Eine zur Frage der etwaigen Mangelhaftigkeit der Werkleistungen der Klägerin notwendige Beweisaufnahme durch Einholung eines gerichtlichen Sachverständigengutachtens wäre infolge der von der Beklagten bereits veranlassten Arbeiten ohnehin vereitelt worden.
Anmerkung
Beseitigt der Auftraggeber einer Werkleistung von ihm behauptete Mängel der Werkleistung selbst, ohne dem Werkunternehmer zuvor eine erforderliche hinreichende Möglichkeit zur etwaig erforderlichen Nacherfüllung gegeben zu haben, ist er mit diesbezüglichen Gewährleistungs- bzw. Ersatzansprüchen aus allen dafür ggf. in Betracht kommenden Rechtsgründen ausgeschlossen.
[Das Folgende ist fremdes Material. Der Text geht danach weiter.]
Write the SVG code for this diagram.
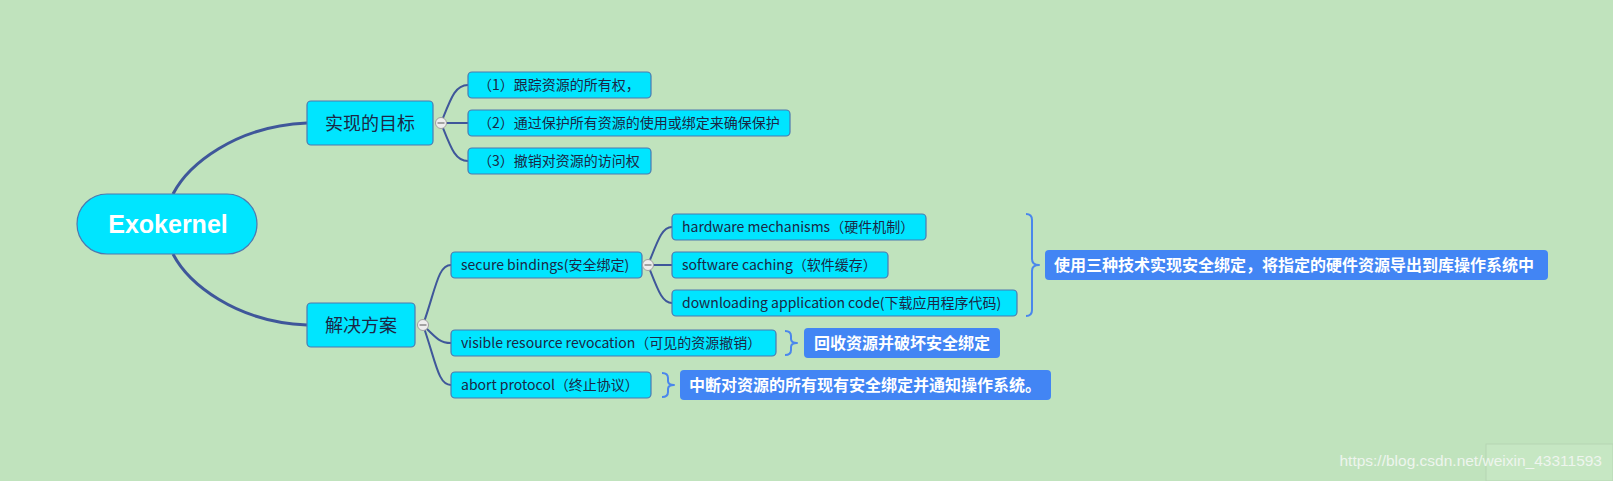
<svg xmlns="http://www.w3.org/2000/svg" width="1613" height="481" viewBox="0 0 1613 481">
<style>
.bg{fill:#c0e3bd}
.node{fill:#00e5ff;stroke:#4d79b0;stroke-width:1.2}
.t{font-family:"Noto Sans CJK SC","Liberation Sans",sans-serif;fill:#1c2745}
.sm{font-size:14px}
.md{font-size:18px}
.root{font-family:"Liberation Sans","Noto Sans CJK SC",sans-serif;font-weight:bold;font-size:25px;fill:#ffffff}
.conn{fill:none;stroke:#3f579a;stroke-width:2}
.main{fill:none;stroke:#3f579a;stroke-width:3}
.tog{fill:#eeeeee;stroke:#a0a0a0;stroke-width:1}
.togm{stroke:#909090;stroke-width:1.6}
.brace{fill:none;stroke:#4a87ec;stroke-width:2;stroke-linejoin:round}
.call{fill:#4285f4}
.ct{font-family:"Noto Sans CJK SC",sans-serif;font-weight:bold;font-size:16px;fill:#ffffff}
.wm{font-family:"Liberation Sans",sans-serif;font-size:15.5px;fill:#eef5ee}
</style>
<rect class="bg" x="0" y="0" width="1613" height="481"/>
<rect x="1486" y="444" width="127" height="37" fill="#c6e7c3" stroke="#b6d6b3" stroke-width="1"/>

<g id="connectors">
  <path class="main" d="M173,194 C188,165 235,126 307,123"/>
  <path class="main" d="M173,254 C188,283 235,322 307,325"/>
  <path class="conn" d="M441,123 C451,98 455,85 468,85"/>
  <path class="conn" d="M441,123 L468,123"/>
  <path class="conn" d="M441,123 C451,148 455,161 468,161"/>
  <path class="conn" d="M423,325 C436,288 438,265 451,265"/>
  <path class="conn" d="M423,325 C436,338 440,343 451,343"/>
  <path class="conn" d="M423,325 C436,362 438,385 451,385"/>
  <path class="conn" d="M648,265 C658,240 662,227 672,227"/>
  <path class="conn" d="M648,265 L672,265"/>
  <path class="conn" d="M648,265 C658,290 662,303 672,303"/>
</g>

<g id="root">
  <rect class="node" x="77" y="194" width="180" height="60" rx="30"/>
  <text class="root" x="168" y="233" text-anchor="middle">Exokernel</text>
</g>

<g id="goal">
  <rect class="node" x="307" y="101" width="126" height="44" rx="4"/>
  <text class="t md" x="370" y="129.5" text-anchor="middle">实现的目标</text>
  <circle class="tog" cx="441" cy="123" r="5.5"/>
  <line class="togm" x1="437.5" y1="123" x2="444.5" y2="123"/>
</g>
<g id="goal1">
  <rect class="node" x="468" y="72" width="183" height="26" rx="4"/>
  <text class="t sm" x="478" y="90">（1）跟踪资源的所有权，</text>
</g>
<g id="goal2">
  <rect class="node" x="468" y="110" width="322" height="26" rx="4"/>
  <text class="t sm" x="478" y="128">（2）通过保护所有资源的使用或绑定来确保保护</text>
</g>
<g id="goal3">
  <rect class="node" x="468" y="148" width="183" height="26" rx="4"/>
  <text class="t sm" x="478" y="166">（3）撤销对资源的访问权</text>
</g>

<g id="solution">
  <rect class="node" x="307" y="303" width="108" height="44" rx="4"/>
  <text class="t md" x="361" y="331.5" text-anchor="middle">解决方案</text>
  <circle class="tog" cx="423" cy="325" r="5.5"/>
  <line class="togm" x1="419.5" y1="325" x2="426.5" y2="325"/>
</g>
<g id="secure">
  <rect class="node" x="451" y="252" width="191" height="26" rx="4"/>
  <text class="t sm" x="461" y="270">secure bindings(安全绑定)</text>
  <circle class="tog" cx="648" cy="265" r="5.5"/>
  <line class="togm" x1="644.5" y1="265" x2="651.5" y2="265"/>
</g>
<g id="hardware">
  <rect class="node" x="672" y="214" width="254" height="26" rx="4"/>
  <text class="t sm" x="682" y="232">hardware mechanisms（硬件机制）</text>
</g>
<g id="software">
  <rect class="node" x="672" y="252" width="216" height="26" rx="4"/>
  <text class="t sm" x="682" y="270">software caching（软件缓存）</text>
</g>
<g id="downloading">
  <rect class="node" x="672" y="290" width="345" height="26" rx="4"/>
  <text class="t sm" x="682" y="308">downloading application code(下载应用程序代码)</text>
</g>
<g id="visible">
  <rect class="node" x="451" y="330" width="325" height="26" rx="4"/>
  <text class="t sm" x="461" y="348">visible resource revocation（可见的资源撤销）</text>
</g>
<g id="abort">
  <rect class="node" x="451" y="372" width="200" height="26" rx="4"/>
  <text class="t sm" x="461" y="390">abort protocol（终止协议）</text>
</g>

<g id="note-secure">
  <path class="brace" d="M1026,214 Q1032,214 1032,220 L1032,259 Q1032,265 1039,265 Q1032,265 1032,271 L1032,310 Q1032,316 1026,316"/>
  <rect class="call" x="1045" y="250" width="503" height="30" rx="4"/>
  <text class="ct" x="1054" y="270.5">使用三种技术实现安全绑定，将指定的硬件资源导出到库操作系统中</text>
</g>
<g id="note-visible">
  <path class="brace" d="M785,331 Q791,331 791,336 L791,339 Q791,343 797,343 Q791,343 791,347 L791,350 Q791,355 785,355"/>
  <rect class="call" x="804" y="328" width="196" height="30" rx="4"/>
  <text class="ct" x="814" y="348.5">回收资源并破坏安全绑定</text>
</g>
<g id="note-abort">
  <path class="brace" d="M662,373 Q668,373 668,378 L668,381 Q668,385 674,385 Q668,385 668,389 L668,392 Q668,397 662,397"/>
  <rect class="call" x="680" y="370" width="371" height="30" rx="4"/>
  <text class="ct" x="689" y="390.5">中断对资源的所有现有安全绑定并通知操作系统。</text>
</g>

<text class="wm" x="1602" y="466" text-anchor="end">https://blog.csdn.net/weixin_43311593</text>
</svg>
In der Baupraxis wird der Werkunternehmer oft vorschnell „vom Hof gejagt“. Dann besteht die Gefahr, auf den Kosten der Mangelbeseitigung sitzen zu bleiben. Grundsätzlich ist dem Auftragnehmer die Möglichkeit einzuräumen, den Mangel selbst zu beseitigen. Dabei müssen die Formalien eingehalten werden. Nur im Ausnahmefall kann eine Fristsetzung entbehrlich sein. Diese Ausnahme wird von vielen am Bau Beteiligten leider oftmals zur Regel gemacht.